__Work to complete__: Return, without pictures, the lines from the start of the data through the one that contains "(65+) by year</text>".

— START —

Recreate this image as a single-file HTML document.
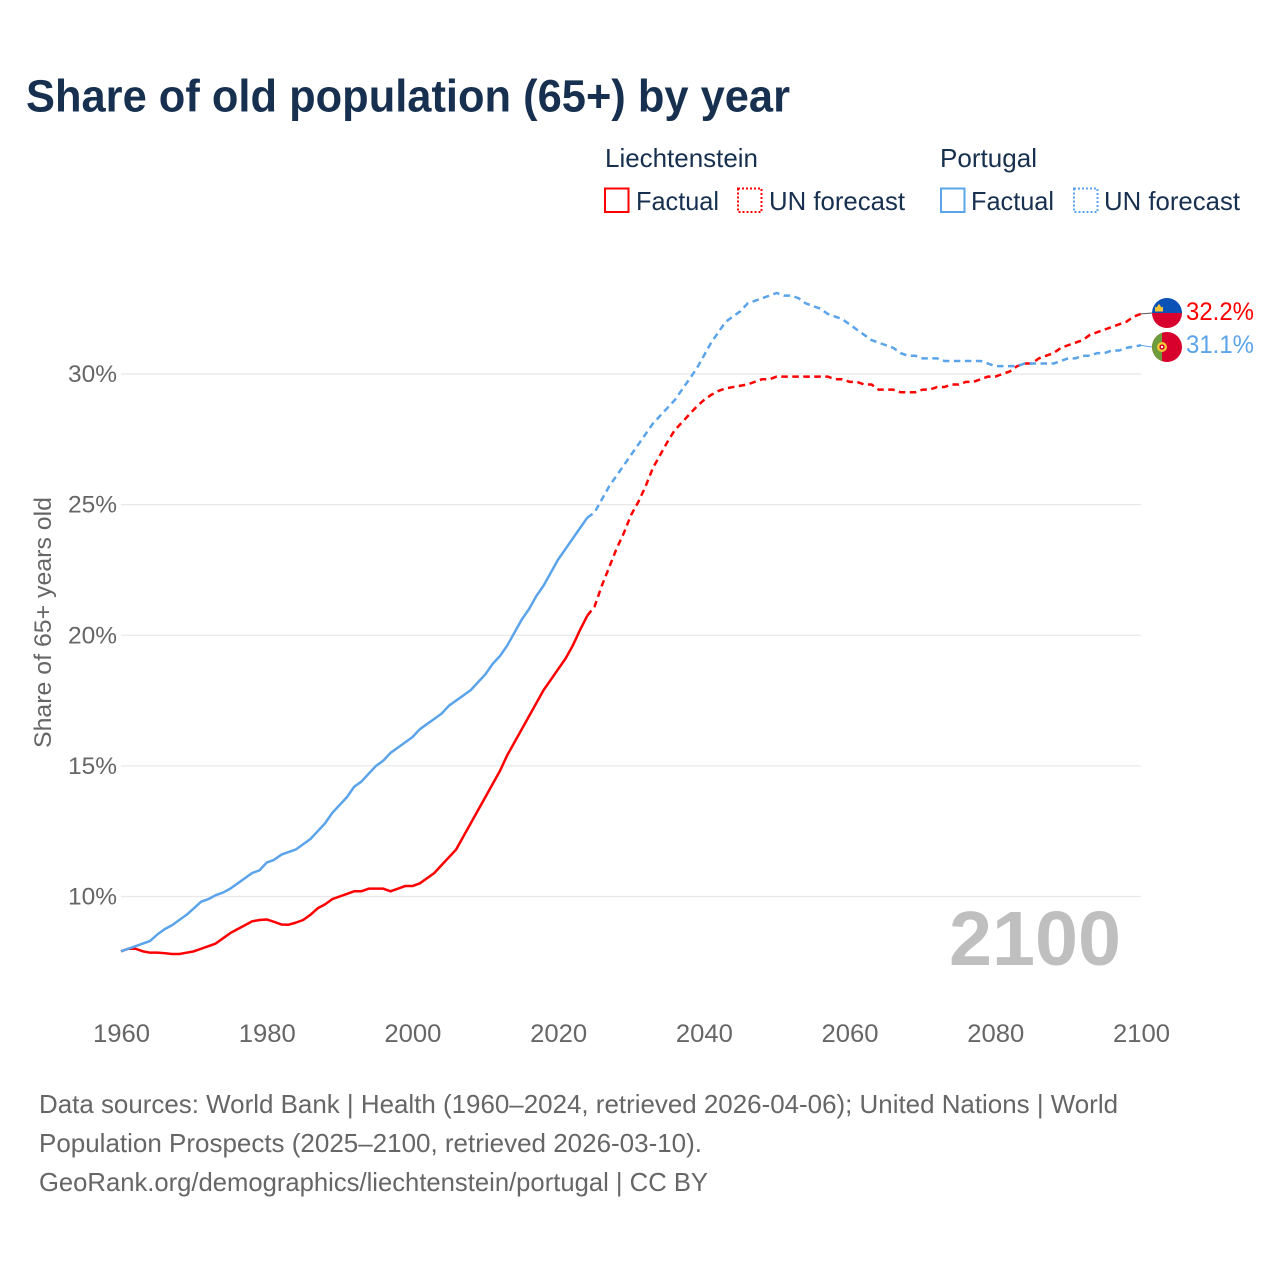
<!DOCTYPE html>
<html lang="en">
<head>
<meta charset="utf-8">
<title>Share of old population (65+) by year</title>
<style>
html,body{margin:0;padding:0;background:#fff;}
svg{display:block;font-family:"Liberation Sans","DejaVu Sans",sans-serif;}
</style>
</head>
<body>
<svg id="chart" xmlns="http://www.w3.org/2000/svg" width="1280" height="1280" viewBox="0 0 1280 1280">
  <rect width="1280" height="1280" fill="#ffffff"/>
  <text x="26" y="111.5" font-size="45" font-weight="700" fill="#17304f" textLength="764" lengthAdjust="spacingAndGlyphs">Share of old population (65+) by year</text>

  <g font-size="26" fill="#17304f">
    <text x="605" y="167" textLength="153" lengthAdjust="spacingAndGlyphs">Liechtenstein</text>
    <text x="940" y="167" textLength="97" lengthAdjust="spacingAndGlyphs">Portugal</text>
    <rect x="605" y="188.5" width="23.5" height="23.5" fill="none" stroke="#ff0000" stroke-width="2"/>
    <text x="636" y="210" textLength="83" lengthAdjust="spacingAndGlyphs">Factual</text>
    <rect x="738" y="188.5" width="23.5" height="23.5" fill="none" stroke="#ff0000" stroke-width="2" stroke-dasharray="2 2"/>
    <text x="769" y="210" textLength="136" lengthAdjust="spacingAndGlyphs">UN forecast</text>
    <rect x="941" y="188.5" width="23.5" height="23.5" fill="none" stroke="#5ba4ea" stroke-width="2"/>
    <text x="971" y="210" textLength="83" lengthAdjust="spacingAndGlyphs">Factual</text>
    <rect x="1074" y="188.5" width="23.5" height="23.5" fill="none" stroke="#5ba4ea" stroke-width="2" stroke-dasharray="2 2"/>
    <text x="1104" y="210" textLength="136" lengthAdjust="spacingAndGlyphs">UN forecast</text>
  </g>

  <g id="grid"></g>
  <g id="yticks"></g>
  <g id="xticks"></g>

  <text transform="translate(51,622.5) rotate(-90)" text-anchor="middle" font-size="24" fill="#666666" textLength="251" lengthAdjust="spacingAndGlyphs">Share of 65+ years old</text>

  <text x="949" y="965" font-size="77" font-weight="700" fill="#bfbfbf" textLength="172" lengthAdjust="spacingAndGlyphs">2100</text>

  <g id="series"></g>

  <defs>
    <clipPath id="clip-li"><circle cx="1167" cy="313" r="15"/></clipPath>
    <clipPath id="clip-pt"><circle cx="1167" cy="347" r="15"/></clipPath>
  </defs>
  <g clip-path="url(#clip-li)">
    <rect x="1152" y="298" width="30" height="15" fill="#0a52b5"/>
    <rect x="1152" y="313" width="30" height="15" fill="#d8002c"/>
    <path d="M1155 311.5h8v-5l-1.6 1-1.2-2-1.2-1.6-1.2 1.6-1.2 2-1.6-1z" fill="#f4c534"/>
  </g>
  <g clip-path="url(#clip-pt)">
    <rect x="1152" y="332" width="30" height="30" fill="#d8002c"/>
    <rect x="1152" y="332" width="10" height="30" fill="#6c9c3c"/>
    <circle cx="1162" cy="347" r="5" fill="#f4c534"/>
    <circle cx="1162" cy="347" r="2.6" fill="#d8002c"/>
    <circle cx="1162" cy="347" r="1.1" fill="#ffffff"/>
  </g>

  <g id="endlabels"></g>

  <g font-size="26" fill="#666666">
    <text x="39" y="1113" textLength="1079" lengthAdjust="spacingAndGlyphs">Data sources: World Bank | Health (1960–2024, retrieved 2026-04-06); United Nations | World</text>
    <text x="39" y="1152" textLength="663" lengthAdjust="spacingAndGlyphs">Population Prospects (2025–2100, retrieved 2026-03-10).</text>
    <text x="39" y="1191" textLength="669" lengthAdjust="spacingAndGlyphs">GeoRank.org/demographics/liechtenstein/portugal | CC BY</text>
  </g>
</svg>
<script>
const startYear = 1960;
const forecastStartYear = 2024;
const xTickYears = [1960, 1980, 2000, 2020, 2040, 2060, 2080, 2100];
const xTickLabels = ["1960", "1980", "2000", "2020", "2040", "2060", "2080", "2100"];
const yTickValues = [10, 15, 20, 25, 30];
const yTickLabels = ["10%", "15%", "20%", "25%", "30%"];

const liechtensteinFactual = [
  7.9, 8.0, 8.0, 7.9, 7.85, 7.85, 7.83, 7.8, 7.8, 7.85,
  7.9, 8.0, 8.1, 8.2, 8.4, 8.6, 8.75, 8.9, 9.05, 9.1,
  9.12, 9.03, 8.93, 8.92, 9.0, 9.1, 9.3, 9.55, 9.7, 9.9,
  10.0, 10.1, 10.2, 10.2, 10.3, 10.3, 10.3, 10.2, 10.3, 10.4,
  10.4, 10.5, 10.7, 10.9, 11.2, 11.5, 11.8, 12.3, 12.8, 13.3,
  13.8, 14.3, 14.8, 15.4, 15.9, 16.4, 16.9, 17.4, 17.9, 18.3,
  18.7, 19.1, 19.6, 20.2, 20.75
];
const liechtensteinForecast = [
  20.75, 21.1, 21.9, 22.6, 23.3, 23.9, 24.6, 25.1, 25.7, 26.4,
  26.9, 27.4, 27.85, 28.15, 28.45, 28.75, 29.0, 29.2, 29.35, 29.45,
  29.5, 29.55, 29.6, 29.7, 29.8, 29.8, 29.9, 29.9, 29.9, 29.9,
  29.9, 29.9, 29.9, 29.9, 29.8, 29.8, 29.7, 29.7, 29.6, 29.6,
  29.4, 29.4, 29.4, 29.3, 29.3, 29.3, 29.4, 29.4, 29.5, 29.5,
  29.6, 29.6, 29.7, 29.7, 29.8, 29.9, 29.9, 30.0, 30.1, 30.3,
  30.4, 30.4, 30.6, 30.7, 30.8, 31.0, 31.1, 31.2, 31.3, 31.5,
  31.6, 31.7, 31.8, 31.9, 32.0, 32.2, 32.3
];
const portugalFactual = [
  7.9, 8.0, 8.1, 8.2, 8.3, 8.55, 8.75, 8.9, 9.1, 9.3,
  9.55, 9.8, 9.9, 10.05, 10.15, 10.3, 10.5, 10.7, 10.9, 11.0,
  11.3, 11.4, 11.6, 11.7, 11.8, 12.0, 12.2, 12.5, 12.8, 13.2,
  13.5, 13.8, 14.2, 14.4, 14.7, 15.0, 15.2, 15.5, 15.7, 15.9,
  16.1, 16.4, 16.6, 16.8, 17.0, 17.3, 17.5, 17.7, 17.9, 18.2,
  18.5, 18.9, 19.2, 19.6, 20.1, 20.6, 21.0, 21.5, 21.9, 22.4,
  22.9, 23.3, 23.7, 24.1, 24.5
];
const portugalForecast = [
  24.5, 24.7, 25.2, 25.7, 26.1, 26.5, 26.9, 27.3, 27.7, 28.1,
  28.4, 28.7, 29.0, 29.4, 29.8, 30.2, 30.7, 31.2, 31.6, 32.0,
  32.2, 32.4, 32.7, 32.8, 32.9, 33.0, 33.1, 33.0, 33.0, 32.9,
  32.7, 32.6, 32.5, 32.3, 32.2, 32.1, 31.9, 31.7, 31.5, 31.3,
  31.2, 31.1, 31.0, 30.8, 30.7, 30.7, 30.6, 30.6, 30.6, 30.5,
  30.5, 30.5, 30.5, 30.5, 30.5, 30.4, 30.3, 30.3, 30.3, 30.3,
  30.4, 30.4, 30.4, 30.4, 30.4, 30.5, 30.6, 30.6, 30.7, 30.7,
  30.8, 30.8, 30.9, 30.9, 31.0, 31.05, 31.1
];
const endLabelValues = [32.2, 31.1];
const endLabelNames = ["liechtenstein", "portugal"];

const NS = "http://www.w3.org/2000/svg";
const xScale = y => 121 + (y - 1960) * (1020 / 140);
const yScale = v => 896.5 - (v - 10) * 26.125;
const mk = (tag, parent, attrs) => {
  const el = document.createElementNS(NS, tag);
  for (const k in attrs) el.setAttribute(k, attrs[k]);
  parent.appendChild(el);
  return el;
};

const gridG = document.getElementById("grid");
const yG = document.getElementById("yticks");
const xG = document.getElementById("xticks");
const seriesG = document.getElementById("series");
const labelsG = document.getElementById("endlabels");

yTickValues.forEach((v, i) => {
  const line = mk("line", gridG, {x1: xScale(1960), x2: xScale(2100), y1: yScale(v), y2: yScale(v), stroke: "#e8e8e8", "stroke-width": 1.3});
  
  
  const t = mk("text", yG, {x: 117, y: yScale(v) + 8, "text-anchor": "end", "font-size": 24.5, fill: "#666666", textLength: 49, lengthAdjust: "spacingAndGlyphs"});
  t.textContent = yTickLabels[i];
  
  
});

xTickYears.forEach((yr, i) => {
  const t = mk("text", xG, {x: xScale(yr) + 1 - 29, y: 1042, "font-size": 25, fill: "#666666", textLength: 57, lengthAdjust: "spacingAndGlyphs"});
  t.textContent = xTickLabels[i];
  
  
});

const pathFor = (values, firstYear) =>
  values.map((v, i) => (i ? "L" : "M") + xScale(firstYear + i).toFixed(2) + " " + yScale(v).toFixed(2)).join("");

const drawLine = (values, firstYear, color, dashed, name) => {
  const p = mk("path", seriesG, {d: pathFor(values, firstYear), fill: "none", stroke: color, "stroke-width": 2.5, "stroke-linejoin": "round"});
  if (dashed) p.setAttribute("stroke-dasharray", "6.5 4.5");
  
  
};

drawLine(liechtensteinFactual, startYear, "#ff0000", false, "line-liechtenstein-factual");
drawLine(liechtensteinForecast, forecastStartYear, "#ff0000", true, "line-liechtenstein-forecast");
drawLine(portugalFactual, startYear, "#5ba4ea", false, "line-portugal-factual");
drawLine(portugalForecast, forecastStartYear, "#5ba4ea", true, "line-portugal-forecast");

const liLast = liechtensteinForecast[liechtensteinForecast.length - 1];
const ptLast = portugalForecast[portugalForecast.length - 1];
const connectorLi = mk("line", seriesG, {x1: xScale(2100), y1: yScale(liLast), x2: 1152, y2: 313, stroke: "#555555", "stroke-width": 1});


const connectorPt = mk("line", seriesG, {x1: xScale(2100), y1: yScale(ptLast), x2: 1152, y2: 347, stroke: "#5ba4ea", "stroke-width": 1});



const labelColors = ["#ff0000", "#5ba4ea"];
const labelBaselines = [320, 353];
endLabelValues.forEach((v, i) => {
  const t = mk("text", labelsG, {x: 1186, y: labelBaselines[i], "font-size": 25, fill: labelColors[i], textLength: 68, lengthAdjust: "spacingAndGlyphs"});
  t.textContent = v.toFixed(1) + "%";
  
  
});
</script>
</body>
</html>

— END —

__Task result__:
Recreate this image as a single-file HTML document.
<!DOCTYPE html>
<html lang="en">
<head>
<meta charset="utf-8">
<title>Share of old population (65+) by year</title>
<style>
html,body{margin:0;padding:0;background:#fff;}
svg{display:block;font-family:"Liberation Sans","DejaVu Sans",sans-serif;}
</style>
</head>
<body>
<svg id="chart" xmlns="http://www.w3.org/2000/svg" width="1280" height="1280" viewBox="0 0 1280 1280">
  <rect width="1280" height="1280" fill="#ffffff"/>
  <text x="26" y="111.5" font-size="45" font-weight="700" fill="#17304f" textLength="764" lengthAdjust="spacingAndGlyphs">Share of old population (65+) by year</text>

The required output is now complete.